The AI tokens sector fell sharply in 2025, losing roughly 75% of its value and erasing about $53 billion from market capitalizations, a collapse that accelerated late in the year and reshaped risk perceptions for speculative crypto plays. The decline comes after two years of strong gains and arrived amid thinning liquidity and growing geopolitical headwinds, immediately affecting trader positioning and portfolio rotation.
A sector-wide correction cut the combined market cap of AI and big-data tokens from about $70,67 billion to $17,67 billion by year-end. Market capitalization is the total value of a token’s circulating supply multiplied by its price; this metric is used here to measure aggregate investor exposure.
November saw a $4 billion drop and December accounted for a larger, roughly $10 billion evaporation of value, concentrating losses in the fourth quarter and triggering mark-to-market de-risking across funds. Managers should treat sector exposures as materially de-risked and re-evaluate liquidity at prevailing market depths.
Causes and market mechanics
The correction reflected several overlapping drivers. First, fading speculative hype after 2023–2024 rallies removed a valuation tailwind. Second, lower liquidity amplified price moves, making large sales more disruptive; liquidity here refers to the ability to buy or sell without large price impact.
Third, broader crypto market weakness and profit-taking increased supply pressure. Fourth, expanded U.S. export restrictions on advanced AI chips to China and heightened geopolitical uncertainty reduced risk appetite for niche tokens. The interaction of these factors produced outsized drawdowns as leveraged positions and concentration in a handful of names unwound.

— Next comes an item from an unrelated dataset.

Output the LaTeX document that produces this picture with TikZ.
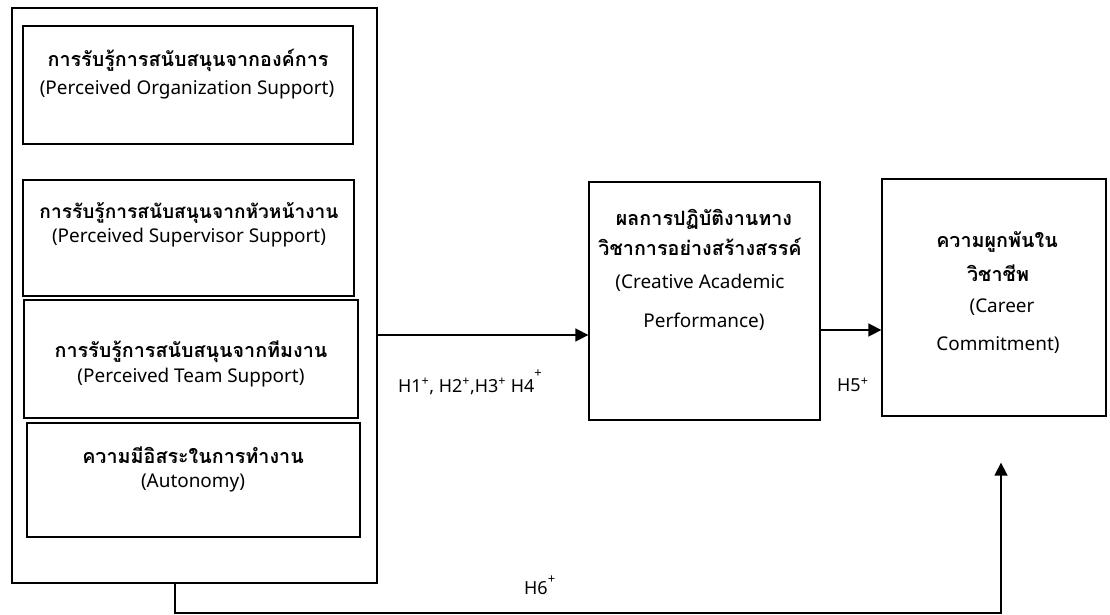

The sell-off was broad: eight of the top ten AI tokens by market capitalization fell more than 70% over the year. High-profile declines included Artificial Superintelligence Alliance (about an 84% drop), Render and The Graph (about 82% each), and a notable retreat for Virtuals Protocol, which reversed a 2024 surge of more than 3.500% to lose roughly 73% in 2025.
Other established projects cited as materially impacted included Injective, Filecoin, Internet Computer and NEAR Protocol. These moves compressed positioning and likely reduced call-bias option flows and speculative open interest in the sector.